Meritocracy Part II: What Would John Wayne Do?

A cartoonish version of meritocracy is popular with many conservatives. Newt Gingrich, for instance, during the recent controversy over black athletes kneeling for the national anthem, castigated them on Fox and Friends because they justified it by appealing to the importance of equality and diversity: “All this left wing rhetoric, but the fact is what has made America extraordinary is that we reward winners.” Gingrich argued that rich black athletes are ‘winners’ and invited them to embrace his Darwinian version of America.

The Gingrich view is in fact the opposite of what really makes America extraordinary. “Rewarding winners” is a good definition of the way most of the world has always worked: some set of tough/smart/lucky men win a no-holds-barred, violent, struggle for mastery. They fend off rivals and upstarts. They institutionalize their victory with an army and laws and legitimizing rituals and voila, we have a ruling oligarchy, dressed up as Kings and Queens and courtly aristocrats.  In this society, where the losers are castigated as natural inferiors, a lesser order of human beings, the   Winners rule indefinitely–until taken down by a new set of tougher/smarter/luckier men.

America was meant to be a standing affront to this world. It was meant to be the first society where you didn’t need to be a “winner” to have dignity, to possess rights, to make a decent living, to have a voice in public decisions.  You might gain great wealth and high office, but that wouldn’t mean you were better than other citizens, and it didn’t give you any entrenched privileges or let you pass your status on to your sons and heirs.  You didn’t take power by killing your rivals and their families, and you didn’t keep it by using your immense wealth and power to keep your boot on the neck of every possible challenger.
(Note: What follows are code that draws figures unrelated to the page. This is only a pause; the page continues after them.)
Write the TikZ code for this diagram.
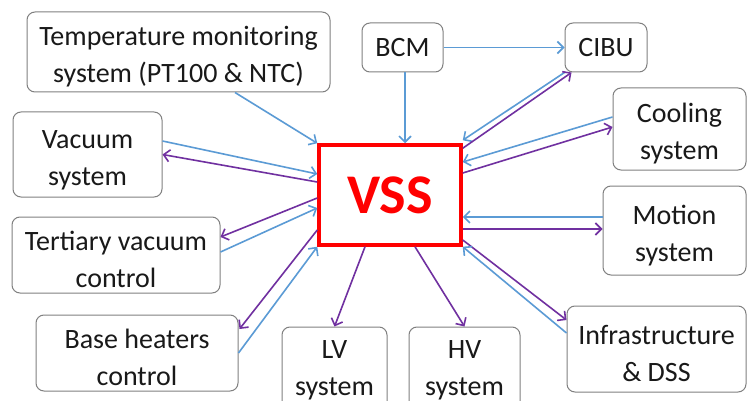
\documentclass[tikz,border=0pt]{standalone}
\usepackage{fontspec}
\setmainfont{Carlito}
\usetikzlibrary{arrows.meta}
\definecolor{ablue}{RGB}{91,155,213}
\definecolor{apurple}{RGB}{112,48,160}
\definecolor{boxgray}{RGB}{128,128,128}
\newcommand{\topst}{\rule{0pt}{29pt}}
\begin{document}
\begin{tikzpicture}[x=1pt,y=-1pt,
  box/.style={draw=boxgray, line width=1pt, rounded corners=8pt, fill=white, align=center, inner sep=0pt, font=\fontsize{28}{37}\selectfont, text=black!90},
  blu/.style={draw=ablue, line width=1.6pt, -{Straight Barb[length=6pt,width=12pt]}},
  pur/.style={draw=apurple, line width=1.6pt, -{Straight Barb[length=6pt,width=12pt]}}]
\clip (0,0) rectangle (747,401);
\fill[white] (0,0) rectangle (747,401);
% nodes
\node[box, minimum width=303pt, minimum height=80pt] (temp) at (178.5,52) {\topst Temperature monitoring\\system (PT100 \& NTC)};
\node[box, minimum width=81pt, minimum height=49pt] (bcm) at (402.5,47.5) {BCM};
\node[box, minimum width=82pt, minimum height=49pt] (cibu) at (606,47.5) {CIBU};
\node[box, minimum width=149pt, minimum height=85pt] (vac) at (87.5,154.5) {\topst Vacuum\\system};
\node[box, minimum width=133pt, minimum height=82pt] (cool) at (679.5,129) {\topst Cooling\\system};
\node[box, minimum width=143pt, minimum height=89pt] (motion) at (674.5,230.5) {\topst Motion\\system};
\node[box, minimum width=179pt, minimum height=86pt] (infra) at (656.5,349) {\topst Infrastructure\\\& DSS};
\node[box, minimum width=208pt, minimum height=76pt] (tert) at (116,255) {\topst Tertiary vacuum\\control};
\node[box, minimum width=202pt, minimum height=76pt] (base) at (137,353) {\topst Base heaters\\control};
\node[box, minimum width=105pt, minimum height=86pt] (lv) at (334.5,370) {LV\\system};
\node[box, minimum width=111pt, minimum height=86pt] (hv) at (464.5,370) {HV\\system};
\node[draw=red, line width=3.5pt, fill=white, minimum width=142pt, minimum height=100pt, inner sep=0pt, text=red, font=\fontsize{56}{60}\selectfont\bfseries] (vss) at (390,195) {VSS};
% connectors
\draw[blu] ([shift={(56.5,0)}]temp.south) -- (vss.north west);
\draw[blu] (bcm.east) -- (cibu.west);
\draw[blu] ([shift={(2.5,0)}]bcm.south) -- ([shift={(15,0)}]vss.north);
\draw[blu] ([shift={(0,-13.5)}]vac.east) -- ([shift={(0,-21)}]vss.west);
\draw[pur] ([shift={(0,-13)}]vss.west) -- (vac.east);
\draw[pur] ([shift={(0,3)}]vss.west) -- ([shift={(0,-18)}]tert.east);
\draw[blu] ([shift={(0,-3)}]tert.east) -- ([shift={(0,13)}]vss.west);
\draw[pur] ([shift={(0,35)}]vss.west) -- ([shift={(1,-24)}]base.east);
\draw[blu] (base.east) -- (vss.south west);
\draw[pur] ([shift={(-25,0)}]vss.south) -- (lv.north);
\draw[pur] ([shift={(25,0)}]vss.south) -- (hv.north);
\draw[pur] ([shift={(0,45)}]vss.east) -- ([shift={(0,-29)}]infra.west);
\draw[blu] ([shift={(0,-16)}]infra.west) -- (vss.south east);
\draw[blu] ([shift={(0,-13.5)}]motion.west) -- ([shift={(0,22)}]vss.east);
\draw[pur] ([shift={(0,34)}]vss.east) -- ([shift={(0,-1.5)}]motion.west);
\draw[blu] ([shift={(0,-12)}]cool.west) -- ([shift={(0,-33)}]vss.east);
\draw[pur] ([shift={(0,-22)}]vss.east) -- ([shift={(0,-2)}]cool.west);
\draw[blu] (cibu.south west) -- ([shift={(0,-3)}]vss.north east);
\draw[pur] ([shift={(0,5)}]vss.north east) -- ([shift={(7,0)}]cibu.south west);
\end{tikzpicture}
\end{document}
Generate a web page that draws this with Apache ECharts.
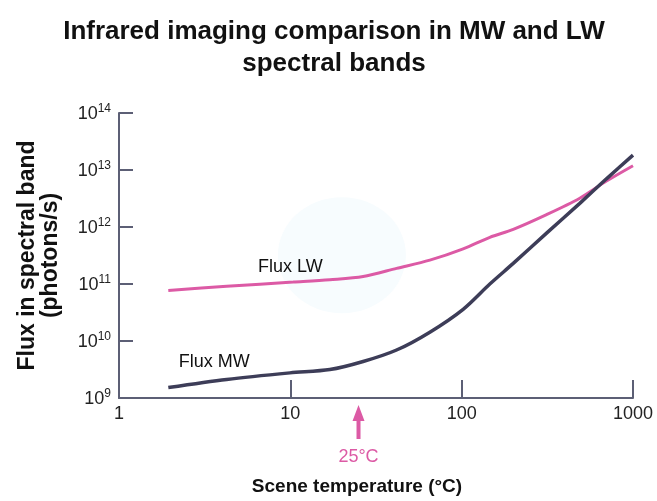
<!DOCTYPE html>
<html>
<head>
<meta charset="utf-8">
<script src="https://cdn.jsdelivr.net/npm/echarts@6/dist/echarts.min.js"></script>
<style>html,body{margin:0;padding:0;background:#fff}#c{width:657px;height:501px}</style>
</head>
<body>
<div id="c"></div>
<script>
const titleText = 'Infrared imaging comparison in MW and LW\nspectral bands';
const xAxisName = 'Scene temperature (°C)';
const yAxisName = 'Flux in spectral band\n(photons/s)';
const xTicks = [1, 10, 100, 1000];
const yExponents = [9, 10, 11, 12, 13, 14];

const lwTemps = [1.94, 4.25, 10.4, 17, 26.6, 41.7, 65.2, 102, 146, 200, 313, 489, 700, 1000];
const lwFlux  = [7.7e10, 9.1e10, 1.08e11, 1.19e11, 1.35e11, 1.88e11, 2.62e11, 4.14e11, 6.6e11, 9.1e11, 1.65e12, 3.2e12, 6.4e12, 1.19e13];
const mwTemps = [1.94, 4.25, 9.95, 17, 26.6, 41.7, 65.2, 102, 146, 200, 313, 489, 700, 1000];
const mwFlux  = [1.53e9, 2.12e9, 2.76e9, 3.15e9, 4.37e9, 6.95e9, 1.43e10, 3.6e10, 1.0e11, 2.3e11, 7.8e11, 2.6e12, 7.0e12, 1.82e13];

const annotations = [
  {name: 'Flux LW', coord: [10, 2.0e11]},
  {name: 'Flux MW', coord: [3.6, 4.3e9]}
];
const markerTemp = 25;
const markerText = '25°C';

const pink = '#dc5aa5';
const dark = '#3d3d58';
const axisCol = '#5c5f75';

const chart = echarts.init(document.getElementById('c'));
const zip = (a, b) => a.map((v, i) => [v, b[i]]);
const annLabel = {show: true, formatter: p => p.name, fontFamily: 'Liberation Sans', fontSize: 18, color: '#111', position: 'inside'};

chart.setOption({
  animation: false,
  backgroundColor: '#fff',
  title: {
    text: titleText,
    left: 329, top: 11, textAlign: 'center',
    textStyle: {fontFamily: 'Liberation Sans', fontWeight: 'bold', fontSize: 26, lineHeight: 32, color: '#111'}
  },
  grid: {left: 119, right: 24, top: 113, bottom: 97},
  xAxis: {
    type: 'log', logBase: 10, min: 1, max: 1000,
    name: xAxisName, nameLocation: 'middle', nameGap: 79,
    nameTextStyle: {fontFamily: 'Liberation Sans', fontWeight: 'bold', fontSize: 19, color: '#111', padding: [0, 38, 0, 0]},
    axisLine: {lineStyle: {color: axisCol, width: 2}},
    axisTick: {inside: true, length: 18, lineStyle: {color: axisCol, width: 2}},
    splitLine: {show: false},
    axisLabel: {fontFamily: 'Liberation Sans', fontSize: 18, color: '#222', margin: 7,
      formatter: v => String(Math.round(v))}
  },
  yAxis: {
    type: 'log', logBase: 10, min: 1e9, max: 1e14,
    name: yAxisName, nameLocation: 'middle', nameGap: 57, nameRotate: 90,
    nameTextStyle: {fontFamily: 'Liberation Sans', fontWeight: 'bold', fontSize: 23, lineHeight: 23, color: '#111'},
    axisLine: {lineStyle: {color: axisCol, width: 2}},
    axisTick: {inside: true, length: 14, lineStyle: {color: axisCol, width: 2}},
    splitLine: {show: false},
    axisLabel: {
      margin: 8,
      formatter: v => '{b|10}{s|' + Math.round(Math.log10(v)) + '}',
      rich: {
        b: {fontFamily: 'Liberation Sans', fontSize: 18, color: '#222', verticalAlign: 'bottom'},
        s: {fontFamily: 'Liberation Sans', fontSize: 12, color: '#222', verticalAlign: 'top', padding: [0, 0, 8, 0]}
      }
    }
  },
  series: [
    {
      name: 'Flux LW', type: 'line', smooth: 0.3, symbol: 'none', z: 3,
      data: zip(lwTemps, lwFlux),
      lineStyle: {color: pink, width: 3},
      markPoint: {
        symbol: 'circle', symbolSize: 2, itemStyle: {color: 'rgba(0,0,0,0)'},
        data: [{coord: annotations[0].coord, name: annotations[0].name}],
        label: annLabel
      }
    },
    {
      name: 'Flux MW', type: 'line', smooth: 0.3, symbol: 'none', z: 4,
      data: zip(mwTemps, mwFlux),
      lineStyle: {color: dark, width: 3.5},
      markPoint: {
        symbol: 'circle', symbolSize: 2, itemStyle: {color: 'rgba(0,0,0,0)'},
        data: [{coord: annotations[1].coord, name: annotations[1].name}],
        label: annLabel
      }
    }
  ]
});

const px = chart.convertToPixel({xAxisIndex: 0}, markerTemp);
const axisY = chart.convertToPixel({yAxisIndex: 0}, 1e9);
chart.setOption({
  graphic: [
    {type: 'ellipse', z: -1, silent: true,
     shape: {cx: chart.convertToPixel({xAxisIndex: 0}, 20), cy: chart.convertToPixel({yAxisIndex: 0}, 3.2e11), rx: 64, ry: 58},
     style: {fill: '#f7fcfe'}},
    {type: 'polygon', shape: {points: [
      [px, axisY + 7], [px + 6, axisY + 23], [px + 2, axisY + 23], [px + 2, axisY + 41],
      [px - 2, axisY + 41], [px - 2, axisY + 23], [px - 6, axisY + 23]]},
     style: {fill: pink}},
    {type: 'text', x: px, y: axisY + 59,
     style: {text: markerText, fill: pink, font: '18px "Liberation Sans"', textAlign: 'center', textVerticalAlign: 'middle'}}
  ]
});
</script>
</body>
</html>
Our love of the rugged individual is perhaps the American version of original sin. Nurtured by centuries of frontier society, a Protestant emphasis on a one to one relation with God, and the priority placed on individual rights at our founding, it is easily fanned into flame by special interests seeking to hide their pursuit of privileges under the cloak of meritocracy.  Affirmative action is the most common but not the only target. Consider for instance how corporate campaigns against unions play up supposed infringements on individual rights if workers are ‘forced’ to support unions in a closed shop, or how attacks on the Affordable Care Act often start with how the individual mandate violates fundamental freedoms.

In all these cases we are being asked to sacrifice some of our autonomy to achieve a collective good. Americans may claim to ask “What Would Jesus Do,” but often what they really want to know is “What Would John Wayne Do.” Scratch the average American male and you discover that they imagine themselves alone in the saddle, fighting off Injuns and horse-thieves with their trusty Winchester. When this manifests itself as self-reliance, it can be a source of strength and confidence; but it can easily slide into a self-destructive shame at accepting help or acknowledging weakness. When it manifests as winner-take-all selfishness, it corrodes bonds of community and country. The unrestrained love of “winners” leads to the despicable picture of candidate Trump daring to criticize John McCain because he was a ‘loser’ who allowed himself to be captured and made a prisoner of war.

The better image of America is not John Wayne riding off alone into the sunset, but the wagon train:  a community of regular folks working together, sharing, moving forward but leaving no one behind. It is the Statue of Liberty inviting to our shores the tired and poor. It is every Frank Capra movie.  It is rich successful people kneeling to draw attention to those left out of the American story.  There is no room in it for Newt Gingrich.